• Task prompt
Everything from the first line of the data below through the line that contains "const yDomain = [1e-5, 1e-1];" should be written out exactly, please, and nothing more; the pictures stay out.

-------

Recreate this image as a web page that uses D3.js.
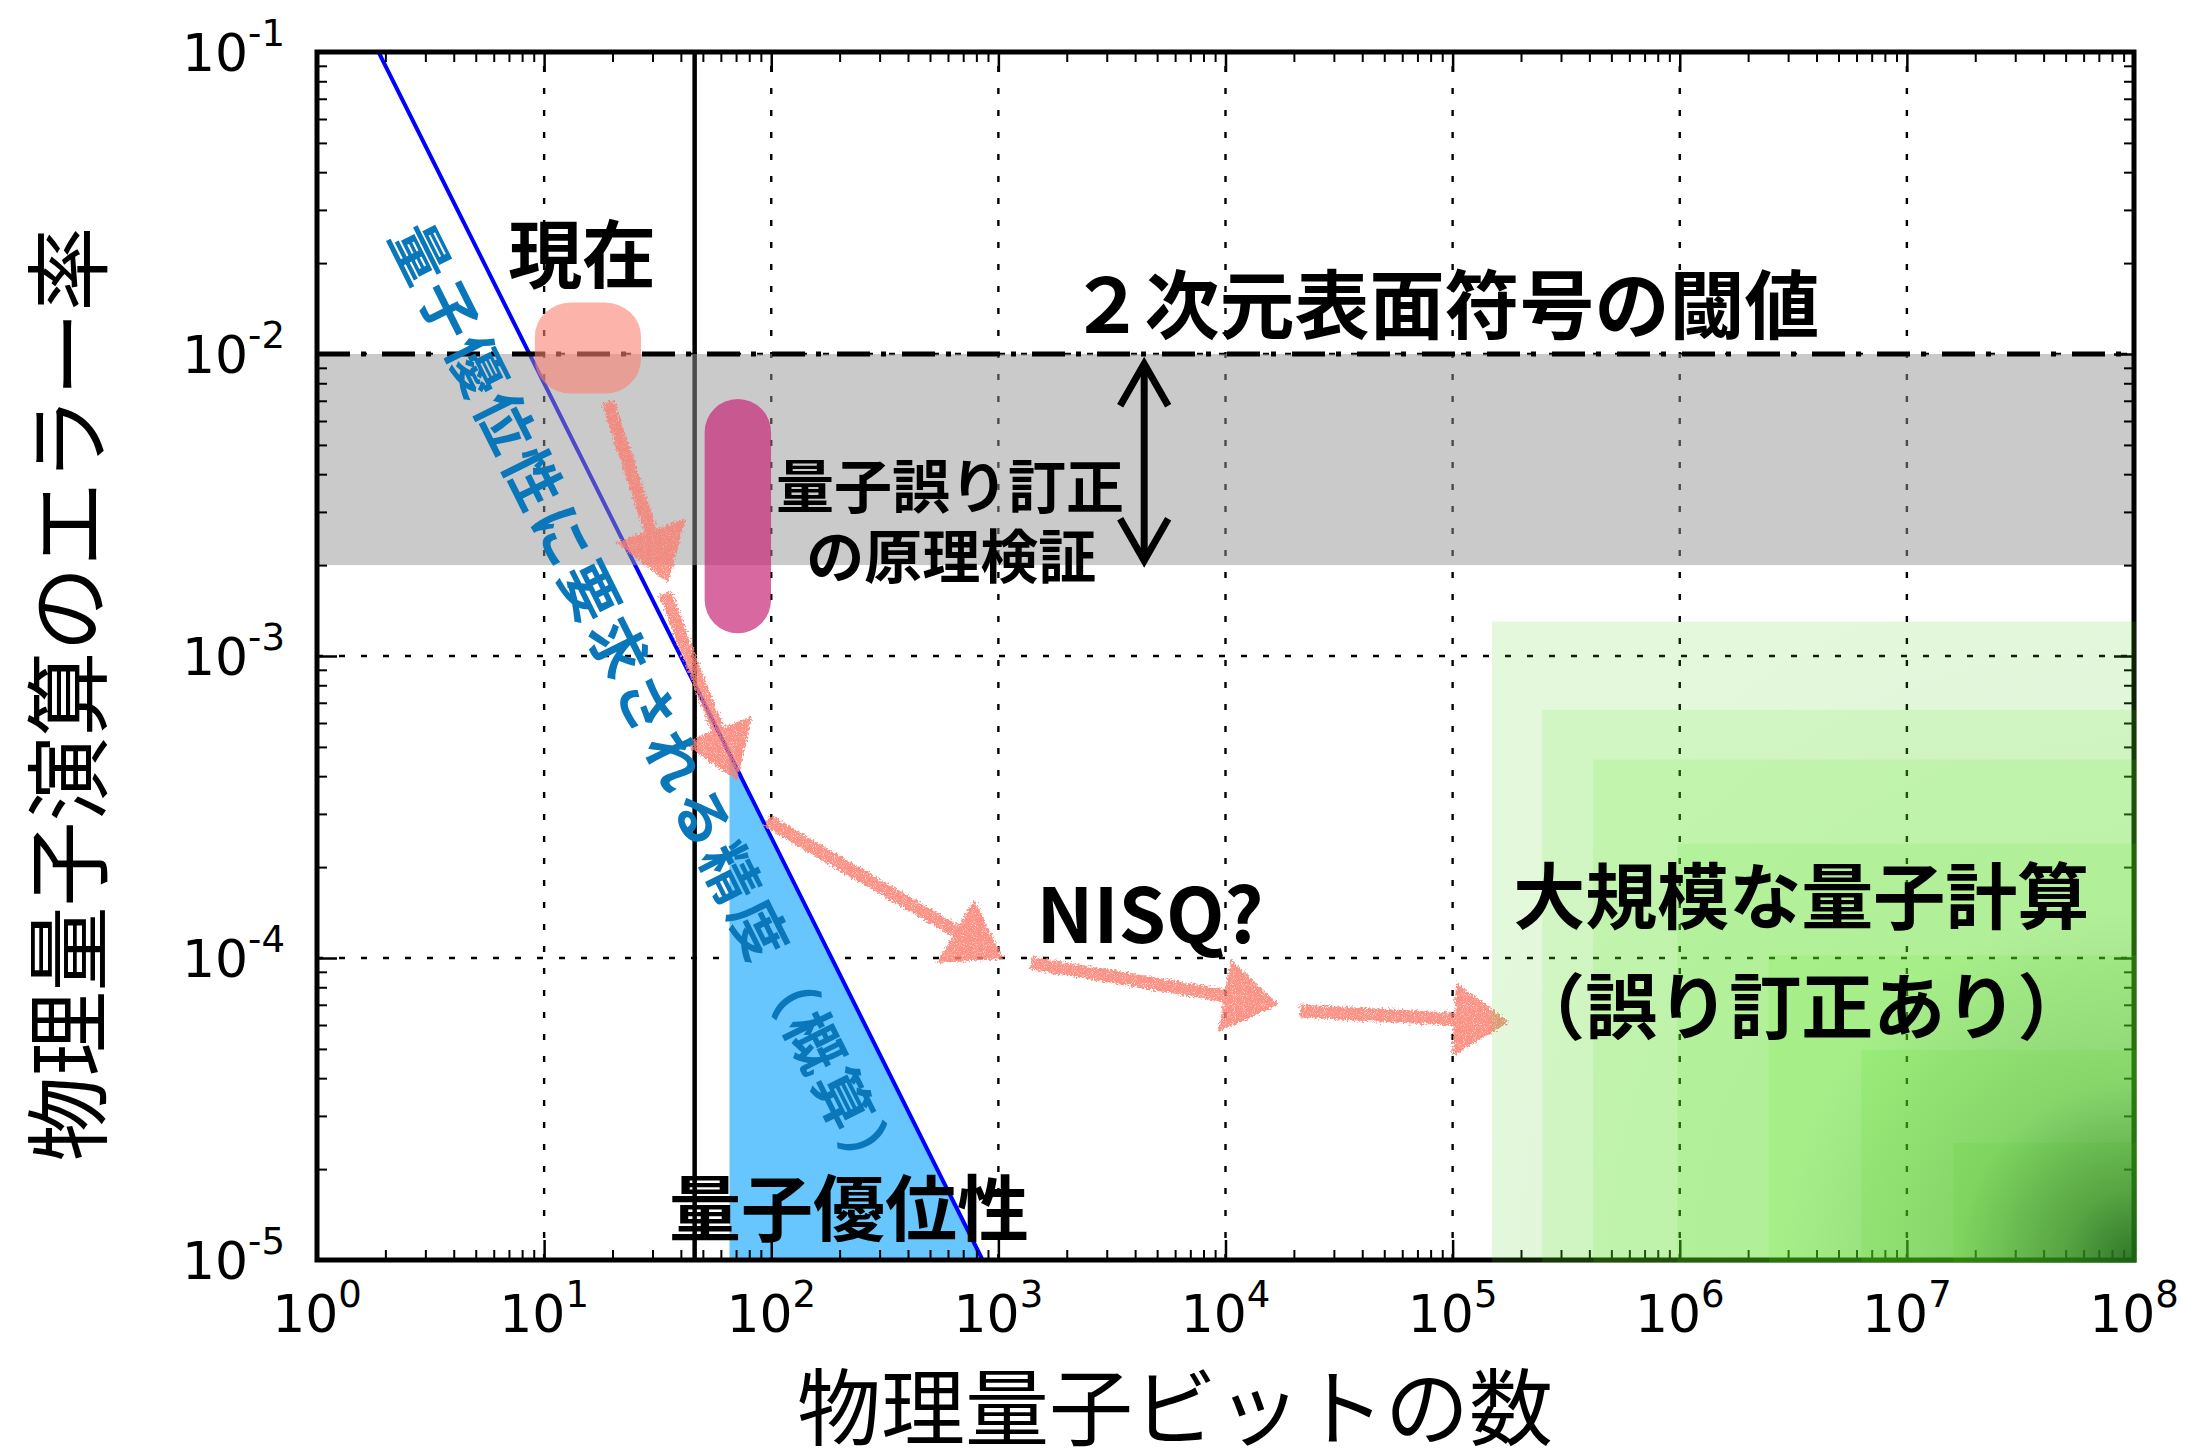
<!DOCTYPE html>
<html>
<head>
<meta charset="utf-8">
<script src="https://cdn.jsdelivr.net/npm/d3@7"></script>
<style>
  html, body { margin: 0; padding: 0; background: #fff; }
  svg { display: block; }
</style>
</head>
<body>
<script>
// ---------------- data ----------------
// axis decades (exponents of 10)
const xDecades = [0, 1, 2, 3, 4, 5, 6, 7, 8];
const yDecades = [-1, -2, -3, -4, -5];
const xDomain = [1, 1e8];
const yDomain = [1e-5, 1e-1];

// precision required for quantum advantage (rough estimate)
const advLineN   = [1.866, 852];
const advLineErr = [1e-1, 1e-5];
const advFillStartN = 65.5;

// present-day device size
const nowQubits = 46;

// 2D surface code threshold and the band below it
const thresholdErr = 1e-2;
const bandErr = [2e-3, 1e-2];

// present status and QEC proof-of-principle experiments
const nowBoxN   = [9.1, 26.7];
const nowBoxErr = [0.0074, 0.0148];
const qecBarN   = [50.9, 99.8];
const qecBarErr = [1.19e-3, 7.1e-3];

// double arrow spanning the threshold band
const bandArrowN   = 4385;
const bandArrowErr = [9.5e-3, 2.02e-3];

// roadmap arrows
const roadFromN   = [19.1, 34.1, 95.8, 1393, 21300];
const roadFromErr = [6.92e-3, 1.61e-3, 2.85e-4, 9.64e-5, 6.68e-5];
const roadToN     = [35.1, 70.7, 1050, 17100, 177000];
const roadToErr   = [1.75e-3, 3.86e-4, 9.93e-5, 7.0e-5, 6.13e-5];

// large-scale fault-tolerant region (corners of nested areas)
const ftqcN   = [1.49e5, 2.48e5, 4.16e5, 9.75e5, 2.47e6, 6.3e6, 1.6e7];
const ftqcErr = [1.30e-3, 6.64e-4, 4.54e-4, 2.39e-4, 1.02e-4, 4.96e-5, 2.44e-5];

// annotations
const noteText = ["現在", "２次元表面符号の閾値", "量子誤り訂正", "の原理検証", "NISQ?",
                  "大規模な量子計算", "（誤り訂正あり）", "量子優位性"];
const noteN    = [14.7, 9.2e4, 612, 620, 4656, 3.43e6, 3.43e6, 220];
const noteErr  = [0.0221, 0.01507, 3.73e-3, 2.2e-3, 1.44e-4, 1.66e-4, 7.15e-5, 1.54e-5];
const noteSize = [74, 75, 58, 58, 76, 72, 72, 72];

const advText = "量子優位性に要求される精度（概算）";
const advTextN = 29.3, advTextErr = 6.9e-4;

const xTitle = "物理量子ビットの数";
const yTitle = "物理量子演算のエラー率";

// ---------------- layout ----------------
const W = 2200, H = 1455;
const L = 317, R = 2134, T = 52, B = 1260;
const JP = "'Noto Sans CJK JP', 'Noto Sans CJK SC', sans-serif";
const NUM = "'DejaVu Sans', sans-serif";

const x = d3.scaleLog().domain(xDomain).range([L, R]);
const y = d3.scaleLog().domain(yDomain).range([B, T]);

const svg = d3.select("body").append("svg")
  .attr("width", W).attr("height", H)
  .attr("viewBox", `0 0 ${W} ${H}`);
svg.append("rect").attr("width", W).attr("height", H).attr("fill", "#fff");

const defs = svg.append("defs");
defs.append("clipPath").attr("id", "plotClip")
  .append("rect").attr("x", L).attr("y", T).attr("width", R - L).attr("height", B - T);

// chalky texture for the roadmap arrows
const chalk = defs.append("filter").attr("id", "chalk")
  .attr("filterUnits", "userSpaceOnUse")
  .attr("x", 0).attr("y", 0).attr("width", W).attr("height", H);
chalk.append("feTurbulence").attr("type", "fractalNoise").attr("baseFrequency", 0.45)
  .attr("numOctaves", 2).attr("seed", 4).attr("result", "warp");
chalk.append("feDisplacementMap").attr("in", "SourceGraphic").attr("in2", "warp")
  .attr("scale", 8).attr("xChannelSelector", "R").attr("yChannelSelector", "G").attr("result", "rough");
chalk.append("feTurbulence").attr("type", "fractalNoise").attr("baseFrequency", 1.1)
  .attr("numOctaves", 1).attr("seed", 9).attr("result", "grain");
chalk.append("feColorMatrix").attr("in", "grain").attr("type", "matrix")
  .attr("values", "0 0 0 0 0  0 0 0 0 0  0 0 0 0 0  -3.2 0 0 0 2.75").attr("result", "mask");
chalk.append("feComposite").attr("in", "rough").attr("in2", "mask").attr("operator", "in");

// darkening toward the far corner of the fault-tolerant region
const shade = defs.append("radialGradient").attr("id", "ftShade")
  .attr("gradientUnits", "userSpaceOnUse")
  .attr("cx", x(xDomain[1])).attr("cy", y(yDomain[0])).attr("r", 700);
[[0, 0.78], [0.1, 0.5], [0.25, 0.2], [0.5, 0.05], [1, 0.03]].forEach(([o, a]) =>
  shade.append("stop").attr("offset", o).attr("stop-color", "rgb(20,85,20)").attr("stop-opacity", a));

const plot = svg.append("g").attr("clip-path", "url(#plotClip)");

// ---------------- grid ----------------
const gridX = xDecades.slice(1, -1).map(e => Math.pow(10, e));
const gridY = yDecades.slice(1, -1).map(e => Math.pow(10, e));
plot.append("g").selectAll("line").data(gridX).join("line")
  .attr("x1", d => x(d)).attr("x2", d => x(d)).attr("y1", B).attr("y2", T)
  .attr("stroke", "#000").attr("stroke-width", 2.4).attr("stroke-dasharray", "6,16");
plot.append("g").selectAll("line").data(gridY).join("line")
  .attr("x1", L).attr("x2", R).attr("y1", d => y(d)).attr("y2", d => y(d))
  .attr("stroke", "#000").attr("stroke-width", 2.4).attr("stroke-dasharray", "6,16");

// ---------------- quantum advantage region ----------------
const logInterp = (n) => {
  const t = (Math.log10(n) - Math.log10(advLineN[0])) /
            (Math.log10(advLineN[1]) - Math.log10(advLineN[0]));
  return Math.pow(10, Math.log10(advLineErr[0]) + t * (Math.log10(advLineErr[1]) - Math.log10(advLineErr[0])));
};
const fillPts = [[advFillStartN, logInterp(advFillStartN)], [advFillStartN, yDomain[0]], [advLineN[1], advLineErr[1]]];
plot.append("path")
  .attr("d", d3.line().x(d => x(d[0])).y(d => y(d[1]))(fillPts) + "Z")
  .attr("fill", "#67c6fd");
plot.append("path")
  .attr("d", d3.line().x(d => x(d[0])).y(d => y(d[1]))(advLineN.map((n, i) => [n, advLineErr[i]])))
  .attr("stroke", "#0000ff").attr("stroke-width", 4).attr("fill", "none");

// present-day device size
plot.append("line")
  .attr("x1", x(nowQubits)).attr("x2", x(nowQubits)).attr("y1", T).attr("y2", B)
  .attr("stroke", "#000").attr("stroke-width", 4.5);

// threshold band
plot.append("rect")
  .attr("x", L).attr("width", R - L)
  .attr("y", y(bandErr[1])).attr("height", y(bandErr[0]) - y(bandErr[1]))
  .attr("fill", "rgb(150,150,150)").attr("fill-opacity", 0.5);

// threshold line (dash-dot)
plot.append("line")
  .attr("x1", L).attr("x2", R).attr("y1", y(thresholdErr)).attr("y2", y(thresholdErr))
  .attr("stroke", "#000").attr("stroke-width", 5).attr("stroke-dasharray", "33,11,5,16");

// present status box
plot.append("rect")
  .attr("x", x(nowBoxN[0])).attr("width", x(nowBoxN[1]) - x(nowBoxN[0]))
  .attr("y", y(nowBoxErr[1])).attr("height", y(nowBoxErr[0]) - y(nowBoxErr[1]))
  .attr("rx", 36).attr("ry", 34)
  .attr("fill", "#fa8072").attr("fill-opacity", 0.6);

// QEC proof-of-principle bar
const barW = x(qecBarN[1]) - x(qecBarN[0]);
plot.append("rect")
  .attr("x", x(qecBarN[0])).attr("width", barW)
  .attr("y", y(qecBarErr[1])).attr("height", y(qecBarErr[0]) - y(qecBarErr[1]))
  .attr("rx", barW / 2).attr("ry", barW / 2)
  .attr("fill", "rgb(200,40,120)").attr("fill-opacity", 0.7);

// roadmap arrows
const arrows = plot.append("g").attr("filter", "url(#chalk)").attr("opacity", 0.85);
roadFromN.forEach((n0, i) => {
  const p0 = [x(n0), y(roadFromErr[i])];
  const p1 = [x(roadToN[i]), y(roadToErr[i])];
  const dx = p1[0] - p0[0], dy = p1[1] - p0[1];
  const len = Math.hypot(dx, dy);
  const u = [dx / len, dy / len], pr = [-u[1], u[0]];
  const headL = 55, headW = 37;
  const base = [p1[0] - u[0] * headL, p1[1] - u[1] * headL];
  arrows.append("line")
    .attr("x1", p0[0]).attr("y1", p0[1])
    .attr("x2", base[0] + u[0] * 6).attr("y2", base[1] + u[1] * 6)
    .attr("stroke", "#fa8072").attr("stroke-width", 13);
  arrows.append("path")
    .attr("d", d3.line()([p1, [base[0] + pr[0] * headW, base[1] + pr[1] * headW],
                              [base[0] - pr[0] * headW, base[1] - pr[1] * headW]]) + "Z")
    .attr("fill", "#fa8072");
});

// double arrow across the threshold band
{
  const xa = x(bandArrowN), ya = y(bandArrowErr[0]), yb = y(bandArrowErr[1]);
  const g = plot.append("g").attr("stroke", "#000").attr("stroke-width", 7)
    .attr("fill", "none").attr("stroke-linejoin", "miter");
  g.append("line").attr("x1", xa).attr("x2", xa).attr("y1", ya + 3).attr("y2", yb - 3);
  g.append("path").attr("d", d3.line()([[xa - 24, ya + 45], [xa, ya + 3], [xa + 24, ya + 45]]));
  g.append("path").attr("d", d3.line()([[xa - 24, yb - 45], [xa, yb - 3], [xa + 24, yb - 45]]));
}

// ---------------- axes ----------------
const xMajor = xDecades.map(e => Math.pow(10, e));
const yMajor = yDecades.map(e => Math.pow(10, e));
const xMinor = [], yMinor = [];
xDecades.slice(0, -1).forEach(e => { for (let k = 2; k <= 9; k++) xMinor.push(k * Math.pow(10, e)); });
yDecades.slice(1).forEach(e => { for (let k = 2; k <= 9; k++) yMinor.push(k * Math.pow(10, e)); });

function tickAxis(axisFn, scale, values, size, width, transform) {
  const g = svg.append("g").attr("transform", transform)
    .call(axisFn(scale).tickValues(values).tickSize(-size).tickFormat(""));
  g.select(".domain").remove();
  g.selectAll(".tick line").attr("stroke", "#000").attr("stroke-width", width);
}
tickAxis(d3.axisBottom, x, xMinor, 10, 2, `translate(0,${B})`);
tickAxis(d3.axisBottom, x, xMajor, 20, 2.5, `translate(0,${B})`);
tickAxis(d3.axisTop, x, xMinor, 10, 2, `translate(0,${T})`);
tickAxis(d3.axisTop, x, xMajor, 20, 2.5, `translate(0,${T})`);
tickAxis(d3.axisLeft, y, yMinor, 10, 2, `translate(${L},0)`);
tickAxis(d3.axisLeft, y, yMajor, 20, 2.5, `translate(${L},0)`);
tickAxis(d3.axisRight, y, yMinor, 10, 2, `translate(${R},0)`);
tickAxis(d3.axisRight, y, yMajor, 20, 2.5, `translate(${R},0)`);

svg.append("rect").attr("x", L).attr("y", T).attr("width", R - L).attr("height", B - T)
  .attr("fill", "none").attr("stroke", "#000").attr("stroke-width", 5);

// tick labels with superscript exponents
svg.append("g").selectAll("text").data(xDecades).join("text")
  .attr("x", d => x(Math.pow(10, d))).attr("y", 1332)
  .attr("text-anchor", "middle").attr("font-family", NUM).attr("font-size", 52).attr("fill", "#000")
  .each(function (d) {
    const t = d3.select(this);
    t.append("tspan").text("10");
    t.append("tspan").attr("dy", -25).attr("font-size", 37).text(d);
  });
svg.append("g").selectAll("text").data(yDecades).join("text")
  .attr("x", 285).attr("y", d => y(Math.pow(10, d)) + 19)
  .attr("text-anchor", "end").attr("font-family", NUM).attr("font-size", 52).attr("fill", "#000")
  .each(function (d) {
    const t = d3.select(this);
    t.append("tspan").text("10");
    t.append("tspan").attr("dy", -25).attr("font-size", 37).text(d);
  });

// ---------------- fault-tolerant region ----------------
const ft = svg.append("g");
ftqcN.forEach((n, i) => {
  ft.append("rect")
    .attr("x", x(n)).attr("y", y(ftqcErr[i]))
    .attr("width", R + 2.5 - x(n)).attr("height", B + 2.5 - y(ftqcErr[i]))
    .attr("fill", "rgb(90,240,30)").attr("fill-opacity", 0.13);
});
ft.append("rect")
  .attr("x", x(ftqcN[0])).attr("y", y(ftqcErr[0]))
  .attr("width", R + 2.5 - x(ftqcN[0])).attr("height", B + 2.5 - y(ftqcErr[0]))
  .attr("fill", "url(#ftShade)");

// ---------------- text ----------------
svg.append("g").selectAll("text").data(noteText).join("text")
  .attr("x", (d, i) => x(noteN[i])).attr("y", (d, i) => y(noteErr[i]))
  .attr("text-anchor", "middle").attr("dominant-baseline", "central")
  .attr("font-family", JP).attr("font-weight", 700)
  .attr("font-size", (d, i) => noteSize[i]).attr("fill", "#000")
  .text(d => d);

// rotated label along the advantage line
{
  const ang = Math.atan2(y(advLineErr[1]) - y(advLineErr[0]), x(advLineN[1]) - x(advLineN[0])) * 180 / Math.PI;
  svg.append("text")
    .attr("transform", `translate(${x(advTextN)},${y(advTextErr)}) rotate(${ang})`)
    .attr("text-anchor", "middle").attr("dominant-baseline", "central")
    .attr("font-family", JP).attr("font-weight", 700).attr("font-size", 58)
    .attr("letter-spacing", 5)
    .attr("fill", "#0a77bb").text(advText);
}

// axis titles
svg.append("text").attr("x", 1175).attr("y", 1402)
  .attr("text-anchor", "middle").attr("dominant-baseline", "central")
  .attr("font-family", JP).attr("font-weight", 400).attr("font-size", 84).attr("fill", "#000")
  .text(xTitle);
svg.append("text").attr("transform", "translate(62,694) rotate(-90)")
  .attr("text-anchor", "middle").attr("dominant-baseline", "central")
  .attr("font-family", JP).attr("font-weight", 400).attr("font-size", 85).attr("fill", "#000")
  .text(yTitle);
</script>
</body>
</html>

-------

• Task output
Recreate this image as a web page that uses D3.js.
<!DOCTYPE html>
<html>
<head>
<meta charset="utf-8">
<script src="https://cdn.jsdelivr.net/npm/d3@7"></script>
<style>
  html, body { margin: 0; padding: 0; background: #fff; }
  svg { display: block; }
</style>
</head>
<body>
<script>
// ---------------- data ----------------
// axis decades (exponents of 10)
const xDecades = [0, 1, 2, 3, 4, 5, 6, 7, 8];
const yDecades = [-1, -2, -3, -4, -5];
const xDomain = [1, 1e8];
const yDomain = [1e-5, 1e-1];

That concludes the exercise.